---------- Exercise input
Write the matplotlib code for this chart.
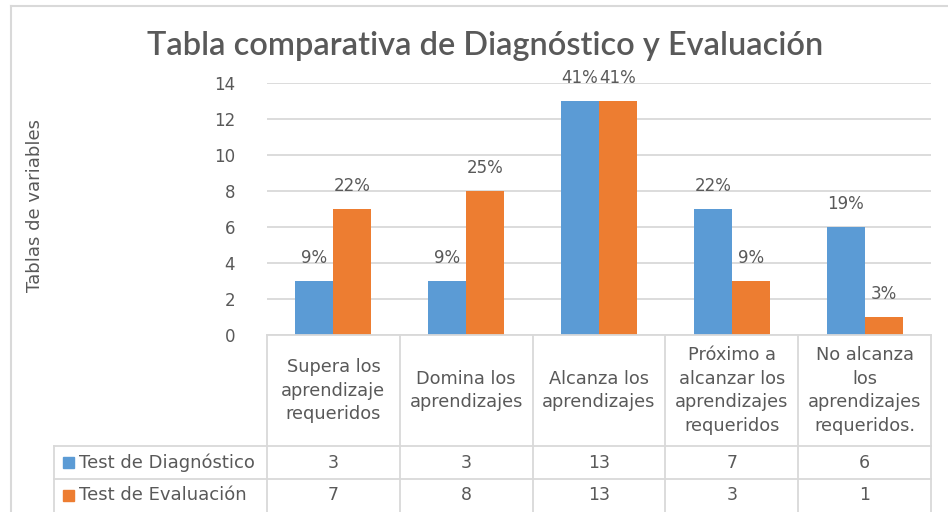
import matplotlib
matplotlib.use("Agg")
import matplotlib.pyplot as plt
from matplotlib.lines import Line2D
from matplotlib.patches import Rectangle
from matplotlib.transforms import blended_transform_factory

categories = [
    "Supera los\naprendizaje\nrequeridos",
    "Domina los\naprendizajes",
    "Alcanza los\naprendizajes",
    "Próximo a\nalcanzar los\naprendizajes\nrequeridos",
    "No alcanza\nlos\naprendizajes\nrequeridos.",
]
series_names = ["Test de Diagnóstico", "Test de Evaluación"]
diagnostico = [3, 3, 13, 7, 6]
evaluacion = [7, 8, 13, 3, 1]
yticks = [0, 2, 4, 6, 8, 10, 12, 14]
title = "Tabla comparativa de Diagnóstico y Evaluación"
ylabel = "Tablas de variables"

BLUE = "#5B9BD5"
ORANGE = "#ED7D31"
TXT = "#595959"
GRID = "#D9D9D9"

W, H = 948, 512
fig = plt.figure(figsize=(W / 100, H / 100), dpi=100)
plt.rcParams['font.family'] = ['DejaVu Sans']

def fx(px):
    return px / W

def fy(py):
    return 1 - py / H

ax_left, ax_right, ax_bottom, ax_top = 267, 931, 335, 83
ax = fig.add_axes([fx(ax_left), fy(ax_bottom), fx(ax_right - ax_left), (ax_bottom - ax_top) / H])
ax.set_xlim(-0.5, len(categories) - 0.5)
ax.set_ylim(0, 14)
ax.set_yticks(yticks)
ax.tick_params(axis='y', length=0, pad=23, labelsize=12, labelcolor=TXT)
ax.set_xticks([])
for s in ax.spines.values():
    s.set_visible(False)
ax.grid(axis='y', color=GRID, linewidth=1.3)
ax.set_axisbelow(True)

bw = 0.286
x = list(range(len(categories)))
series = [diagnostico, evaluacion]
colors = [BLUE, ORANGE]
for si, (vals, col) in enumerate(zip(series, colors)):
    total = sum(vals)
    offs = (si - 0.5) * bw
    ax.bar([xi + offs for xi in x], vals, width=bw, color=col, zorder=3)
    for xi, v in zip(x, vals):
        pct = round(v / total * 100)
        ax.annotate(f"{pct}%", (xi + offs, v), xytext=(0, 16.5), textcoords='offset points',
                    ha='center', va='center', fontsize=12, color=TXT, annotation_clip=False)

# title and y label
fig.text(fx(485), fy(46), title, ha='center', va='center', fontsize=23.4, color=TXT,
         family='Lato', fontweight='semibold')
fig.text(fx(35), fy(205), ylabel, ha='center', va='center', rotation=90, fontsize=13, color=TXT)

# outer frame
fig.add_artist(Line2D([fx(11), fx(11)], [fy(6), fy(512)], color=GRID, lw=1.5, transform=fig.transFigure))
fig.add_artist(Line2D([fx(11), fx(948)], [fy(6), fy(6)], color=GRID, lw=1.5, transform=fig.transFigure))

# data table
tr = blended_transform_factory(ax.transData, fig.transFigure)
hdr_bot, row1_bot, row2_bot = 446, 479, 512
tbl_left = 54
lw = 1.3
fig.add_artist(Line2D([fx(ax_left), fx(ax_right)], [fy(ax_bottom), fy(ax_bottom)], color=GRID, lw=lw, transform=fig.transFigure))
for yy in (hdr_bot, row1_bot):
    fig.add_artist(Line2D([fx(tbl_left), fx(ax_right)], [fy(yy), fy(yy)], color=GRID, lw=lw, transform=fig.transFigure))
fig.add_artist(Line2D([fx(tbl_left), fx(tbl_left)], [fy(hdr_bot), fy(row2_bot)], color=GRID, lw=lw, transform=fig.transFigure))
for i in range(len(categories) + 1):
    fig.add_artist(Line2D([i - 0.5, i - 0.5], [fy(ax_bottom), fy(row2_bot)], color=GRID, lw=lw, transform=tr))

for xi, cat in zip(x, categories):
    fig.text(xi, fy((ax_bottom + hdr_bot) / 2), cat, transform=tr, ha='center', va='center',
             fontsize=12.8, color=TXT, linespacing=1.42, multialignment='center')

row_centers = [(hdr_bot + row1_bot) / 2, (row1_bot + row2_bot) / 2]
for name, vals, col, rc in zip(series_names, series, colors, row_centers):
    fig.add_artist(Rectangle((fx(63), fy(rc + 5.5)), fx(11), 11 / H, color=col, transform=fig.transFigure))
    fig.text(fx(79), fy(rc), name, ha='left', va='center', fontsize=13, color=TXT)
    for xi, v in zip(x, vals):
        fig.text(xi, fy(rc), str(v), transform=tr, ha='center', va='center', fontsize=12.5, color=TXT)

fig.savefig("out.png", dpi=100)
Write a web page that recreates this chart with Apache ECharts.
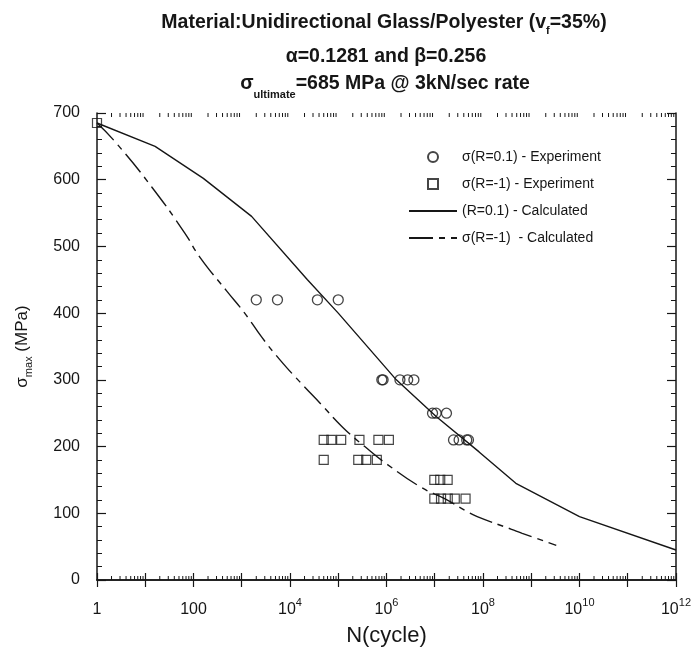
<!DOCTYPE html>
<html>
<head>
<meta charset="utf-8">
<title>S-N curve - Glass/Polyester</title>
<script src="https://cdn.jsdelivr.net/npm/echarts@6/dist/echarts.min.js"></script>
<style>
    html, body { margin: 0; padding: 0; background: #fff; }
    #chart { width: 694px; height: 653px; }
</style>
</head>
<body>
<div id="chart"></div>
<script>
// 试验点 R=0.1 (N 循环次数, 应力 MPa)
const expR01N = [2000, 5500, 37000, 100000,
    800000, 850000, 1900000, 2750000, 3700000,
    9000000, 10700000, 17500000,
    24500000, 32000000, 46000000, 50000000];
const expR01S = [420, 420, 420, 420,
    300, 300, 300, 300, 300,
    250, 250, 250,
    210, 210, 210, 210];

// 试验点 R=-1
const expRm1N = [1,
    50000, 72000, 115000, 275000, 680000, 1120000,
    50000, 260000, 380000, 630000,
    9800000, 13000000, 18500000,
    9800000, 13500000, 18600000, 26000000, 43500000];
const expRm1S = [685,
    210, 210, 210, 210, 210, 210,
    180, 180, 180, 180,
    150, 150, 150,
    122, 122, 122, 122, 122];

// 计算曲线 R=0.1
const calcR01N = [1, 16, 160, 1600, 23000, 100000, 1600000, 10700000, 83000000, 480000000, 1e10, 1e12];
const calcR01S = [685, 650, 602, 545, 450, 400, 300, 245, 192, 145, 95, 45];

// 计算曲线 R=-1
const calcRm1N = [1, 2.5, 14, 66, 135, 490, 1150, 2600, 6200, 16000, 46000, 123000,
    355000, 1050000, 5200000, 16000000, 46000000, 76000000, 390000000, 650000000, 3300000000];
const calcRm1S = [685, 655, 588, 520, 484, 433, 400, 364, 330, 297, 262, 229,
    200, 173, 139, 122, 103, 95, 76, 70, 52];

// 坐标轴范围
const xMin = 1;
const xMax = 1e12;
const yTicks = [0, 100, 200, 300, 400, 500, 600, 700];

const FONT = '"Liberation Sans", Arial, Helvetica, sans-serif';
const INK = '#161616';

const zip = (xs, ys) => xs.map((x, i) => [x, ys[i]]);

// 对数轴的次刻度 (2..9 × 10^k)
const minorTicks = [];
for (let e = 0; e < 12; e++) {
    for (let k = 2; k <= 9; k++) minorTicks.push([k * Math.pow(10, e), 0]);
}

const chart = echarts.init(document.getElementById('chart'));

const xLabelFmt = function (value) {
    const p = Math.round(Math.log10(value));
    if (p % 2 !== 0) return '';
    if (p === 0) return '{b|1}';
    if (p === 2) return '{b|100}';
    return '{b|10}{sup|' + p + '}';
};

// 标题用的富文本样式
const titleRich = function (mainLH, subLH, subSize) {
    return {
        m: { fontSize: 19.5, fontWeight: 'bold', fontFamily: FONT, fill: INK, lineHeight: mainLH },
        s: { fontSize: subSize, fontWeight: 'bold', fontFamily: FONT, fill: INK, lineHeight: subLH, verticalAlign: 'bottom' }
    };
};

const option = {
    animation: false,
    backgroundColor: '#fff',
    textStyle: { fontFamily: FONT, color: INK },
    grid: { left: 97, right: 17, top: 113, bottom: 73 },
    graphic: [
        {
            type: 'text', x: 384, y: 23,
            style: {
                text: '{m|Material:Unidirectional Glass/Polyester (v}{s|f}{m|=35%)}',
                align: 'center', verticalAlign: 'middle',
                rich: titleRich(27, 14, 11)
            }
        },
        {
            type: 'text', x: 386, y: 57,
            style: {
                text: 'α=0.1281 and β=0.256',
                font: 'bold 19.5px ' + FONT, fill: INK,
                align: 'center', verticalAlign: 'middle'
            }
        },
        {
            type: 'text', x: 385, y: 84,
            style: {
                text: '{m|σ}{s|ultimate}{m|=685 MPa @ 3kN/sec rate}',
                align: 'center', verticalAlign: 'middle',
                rich: titleRich(32, 12, 11)
            }
        }
    ],
    legend: {
        orient: 'vertical',
        left: 403,
        top: 145,
        itemWidth: 48,
        itemHeight: 10,
        itemGap: 13,
        textStyle: { fontSize: 14, color: INK, fontFamily: FONT },
        data: [
            { name: 'σ(R=0.1) - Experiment' },
            { name: 'σ(R=-1) - Experiment' },
            { name: '(R=0.1) - Calculated', itemStyle: { opacity: 0 } },
            { name: 'σ(R=-1)  - Calculated', itemStyle: { opacity: 0 } }
        ]
    },
    xAxis: [
        {
            type: 'log', logBase: 10, min: xMin, max: xMax, interval: 1,
            name: 'N(cycle)', nameLocation: 'middle', nameGap: 45,
            nameTextStyle: { fontSize: 22, color: INK, fontFamily: FONT },
            axisLine: { lineStyle: { color: INK, width: 1.5 } },
            axisTick: { inside: true, length: 7, lineStyle: { color: INK, width: 1.2 } },
            axisLabel: {
                margin: 17, color: INK, formatter: xLabelFmt,
                rich: {
                    b: { fontSize: 16, lineHeight: 26, fontFamily: FONT, color: INK },
                    sup: { fontSize: 11, lineHeight: 12, verticalAlign: 'top', fontFamily: FONT, color: INK }
                }
            },
            splitLine: { show: false }
        },
        {
            type: 'log', logBase: 10, min: xMin, max: xMax, interval: 1, position: 'top',
            axisLine: { lineStyle: { color: INK, width: 1.5 } },
            axisTick: { inside: true, length: 7, lineStyle: { color: INK, width: 1.2 } },
            axisLabel: { show: false },
            splitLine: { show: false }
        }
    ],
    yAxis: [
        {
            type: 'value', min: yTicks[0], max: yTicks[yTicks.length - 1], interval: 100,
            name: '{b|σ}{sub|max}{b| (MPa)}', nameLocation: 'middle', nameGap: 63,
            nameTextStyle: {
                fontSize: 17, lineHeight: 24, color: INK, fontFamily: FONT,
                rich: {
                    b: { fontSize: 17, lineHeight: 24, fontFamily: FONT, color: INK },
                    sub: { fontSize: 11, lineHeight: 12, verticalAlign: 'bottom', fontFamily: FONT, color: INK }
                }
            },
            axisLine: { show: true, lineStyle: { color: INK, width: 1.5 } },
            axisTick: { show: true, inside: true, length: 9, lineStyle: { color: INK, width: 1.2 } },
            minorTick: { show: true, splitNumber: 5, length: 5, lineStyle: { color: INK, width: 1 } },
            axisLabel: { fontSize: 16, margin: 17, color: INK, fontFamily: FONT },
            splitLine: { show: false }
        },
        {
            type: 'value', min: yTicks[0], max: yTicks[yTicks.length - 1], interval: 100, position: 'right',
            axisLine: { show: true, lineStyle: { color: INK, width: 1.5 } },
            axisTick: { show: true, inside: true, length: 9, lineStyle: { color: INK, width: 1.2 } },
            minorTick: { show: true, splitNumber: 5, length: 5, lineStyle: { color: INK, width: 1 } },
            axisLabel: { show: false },
            splitLine: { show: false }
        }
    ],
    series: [
        {
            name: '(R=0.1) - Calculated',
            type: 'line',
            data: zip(calcR01N, calcR01S),
            symbol: 'none',
            lineStyle: { color: INK, width: 1.4 },
            itemStyle: { color: INK },
            z: 2
        },
        {
            name: 'σ(R=-1)  - Calculated',
            type: 'line',
            data: zip(calcRm1N, calcRm1S),
            symbol: 'none',
            smooth: true,
            lineStyle: { color: INK, width: 1.4, type: [24, 6, 6, 6] },
            itemStyle: { color: INK },
            z: 2
        },
        {
            name: 'σ(R=0.1) - Experiment',
            type: 'scatter',
            data: zip(expR01N, expR01S),
            symbol: 'circle',
            symbolSize: 10,
            itemStyle: { color: 'rgba(0,0,0,0)', borderColor: INK, borderWidth: 1.3 },
            z: 3
        },
        {
            name: 'σ(R=-1) - Experiment',
            type: 'scatter',
            data: zip(expRm1N, expRm1S),
            symbol: 'path://M0,0H10V10H0Z',
            symbolKeepAspect: true,
            symbolSize: 9,
            itemStyle: { color: 'rgba(0,0,0,0)', borderColor: INK, borderWidth: 1.2 },
            z: 3
        },
        {
            // 对数次刻度（上下边框）
            type: 'custom',
            silent: true,
            clip: false,
            data: minorTicks,
            encode: { x: 0, y: 1 },
            renderItem: function (params, api) {
                const n = api.value(0);
                const b = api.coord([n, yTicks[0]]);
                const t = api.coord([n, yTicks[yTicks.length - 1]]);
                const st = { stroke: INK, lineWidth: 1 };
                return {
                    type: 'group',
                    children: [
                        { type: 'line', shape: { x1: b[0], y1: b[1], x2: b[0], y2: b[1] - 4 }, style: st },
                        { type: 'line', shape: { x1: t[0], y1: t[1], x2: t[0], y2: t[1] + 4 }, style: st }
                    ]
                };
            },
            z: 4
        }
    ]
};

chart.setOption(option);
</script>
</body>
</html>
--------------------
Set down, word for word, the lines from the one holding "Write a web" through the one holding "200, 173, 139, 122, 103, 95, 76, 70, 52];". Skip the pictures.

**Written reply**
Write a web page that recreates this chart with Apache ECharts.
<!DOCTYPE html>
<html>
<head>
<meta charset="utf-8">
<title>S-N curve - Glass/Polyester</title>
<script src="https://cdn.jsdelivr.net/npm/echarts@6/dist/echarts.min.js"></script>
<style>
    html, body { margin: 0; padding: 0; background: #fff; }
    #chart { width: 694px; height: 653px; }
</style>
</head>
<body>
<div id="chart"></div>
<script>
// 试验点 R=0.1 (N 循环次数, 应力 MPa)
const expR01N = [2000, 5500, 37000, 100000,
    800000, 850000, 1900000, 2750000, 3700000,
    9000000, 10700000, 17500000,
    24500000, 32000000, 46000000, 50000000];
const expR01S = [420, 420, 420, 420,
    300, 300, 300, 300, 300,
    250, 250, 250,
    210, 210, 210, 210];

// 试验点 R=-1
const expRm1N = [1,
    50000, 72000, 115000, 275000, 680000, 1120000,
    50000, 260000, 380000, 630000,
    9800000, 13000000, 18500000,
    9800000, 13500000, 18600000, 26000000, 43500000];
const expRm1S = [685,
    210, 210, 210, 210, 210, 210,
    180, 180, 180, 180,
    150, 150, 150,
    122, 122, 122, 122, 122];

// 计算曲线 R=0.1
const calcR01N = [1, 16, 160, 1600, 23000, 100000, 1600000, 10700000, 83000000, 480000000, 1e10, 1e12];
const calcR01S = [685, 650, 602, 545, 450, 400, 300, 245, 192, 145, 95, 45];

// 计算曲线 R=-1
const calcRm1N = [1, 2.5, 14, 66, 135, 490, 1150, 2600, 6200, 16000, 46000, 123000,
    355000, 1050000, 5200000, 16000000, 46000000, 76000000, 390000000, 650000000, 3300000000];
const calcRm1S = [685, 655, 588, 520, 484, 433, 400, 364, 330, 297, 262, 229,
    200, 173, 139, 122, 103, 95, 76, 70, 52];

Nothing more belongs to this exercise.